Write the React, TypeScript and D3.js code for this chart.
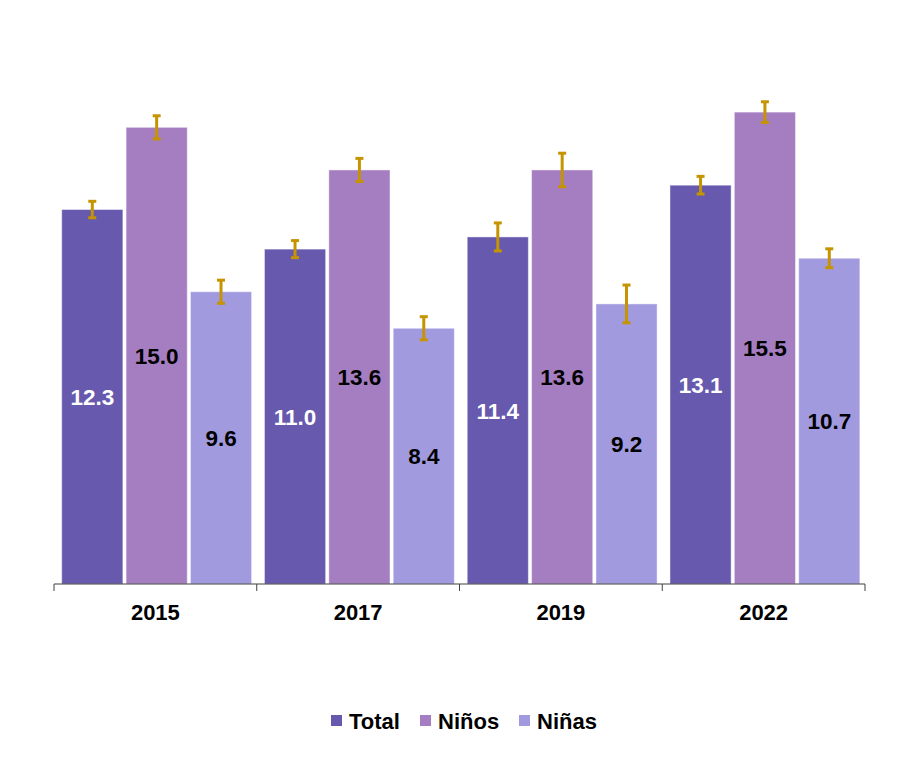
import React from 'react';
import * as d3 from 'd3';

const years = ['2015', '2017', '2019', '2022'];
const seriesNames = ['Total', 'Niños', 'Niñas'];
const totalValues = [12.3, 11.0, 11.4, 13.1];
const ninosValues = [15.0, 13.6, 13.6, 15.5];
const ninasValues = [9.6, 8.4, 9.2, 10.7];
// half-width of the confidence interval
const totalErr = [0.27, 0.28, 0.46, 0.29];
const ninosErr = [0.38, 0.38, 0.55, 0.34];
const ninasErr = [0.38, 0.38, 0.62, 0.31];

const colors = ['#6659ae', '#a57dc1', '#a29adf'];
const labelColors = ['#ffffff', '#000000', '#000000'];
const errColor = '#c59400';
const font = '"Liberation Sans", Arial, sans-serif';

const width = 906;
const height = 774;
const margin = { top: 36, right: 41, bottom: 190, left: 54 };

export default function App() {
  const values = [totalValues, ninosValues, ninasValues];
  const errs = [totalErr, ninosErr, ninasErr];

  const x0 = d3.scaleBand<string>()
    .domain(years)
    .range([margin.left, width - margin.right])
    .paddingInner(0)
    .paddingOuter(0);

  const x1 = d3.scaleBand<string>()
    .domain(seriesNames)
    .range([0, x0.bandwidth()])
    .paddingInner(0.05)
    .paddingOuter(0.1)
    .align(0.6);

  const y = d3.scaleLinear()
    .domain([0, 18])
    .range([height - margin.bottom, margin.top]);

  const baseY = y(0);
  const tickXs = [...years.map(yr => x0(yr) as number), width - margin.right];

  // legend layout
  const legendItems = [
    { name: 'Total', x: 331 },
    { name: 'Niños', x: 420 },
    { name: 'Niñas', x: 519 },
  ];

  return (
    <div style={{ position: 'absolute', left: 0, top: 0 }}>
      <svg width={width} height={height} style={{ display: 'block', background: '#fff' }}>
        {years.map((yr, i) => (
          <g key={yr} transform={`translate(${x0(yr)},0)`}>
            {seriesNames.map((s, j) => {
              const v = values[j][i];
              const e = errs[j][i];
              const bx = x1(s) as number;
              const bw = x1.bandwidth();
              const cx = bx + bw / 2;
              return (
                <g key={s}>
                  <rect
                    x={bx}
                    y={y(v)}
                    width={bw}
                    height={baseY - y(v)}
                    fill={colors[j]}
                    stroke="#ffffff"
                    strokeOpacity={0.45}
                    strokeWidth={1}
                  />
                  <line x1={cx} x2={cx} y1={y(v + e)} y2={y(v - e)} stroke={errColor} strokeWidth={3} />
                  <line x1={cx - 4} x2={cx + 4} y1={y(v + e)} y2={y(v + e)} stroke={errColor} strokeWidth={3} />
                  <line x1={cx - 4} x2={cx + 4} y1={y(v - e)} y2={y(v - e)} stroke={errColor} strokeWidth={3} />
                  <text
                    x={cx}
                    y={(y(v) + baseY) / 2}
                    dy="0.36em"
                    textAnchor="middle"
                    fill={labelColors[j]}
                    fontFamily={font}
                    fontWeight="bold"
                    fontSize={22.5}
                  >
                    {v.toFixed(1)}
                  </text>
                </g>
              );
            })}
            <text
              x={x0.bandwidth() / 2}
              y={620}
              textAnchor="middle"
              fontFamily={font}
              fontWeight="bold"
              fontSize={22}
              fill="#000"
            >
              {yr}
            </text>
          </g>
        ))}

        <line x1={margin.left} x2={width - margin.right} y1={baseY} y2={baseY} stroke="#404040" strokeWidth={1} />
        {tickXs.map((tx, i) => (
          <line key={i} x1={tx} x2={tx} y1={baseY} y2={baseY + 7} stroke="#404040" strokeWidth={1} />
        ))}

        {legendItems.map((it, j) => (
          <g key={it.name}>
            <rect x={it.x} y={715} width={11} height={11} fill={colors[j]} />
            <text x={it.x + 18} y={729} fontFamily={font} fontWeight="bold" fontSize={22} fill="#000">
              {it.name}
            </text>
          </g>
        ))}
      </svg>
    </div>
  );
}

------------------------

Directive: In the data above, please extract the lines from the first one through the line with "import * as d3 from 'd3';", exactly, and keep pictures out.

Task result:
Write the React, TypeScript and D3.js code for this chart.
import React from 'react';
import * as d3 from 'd3';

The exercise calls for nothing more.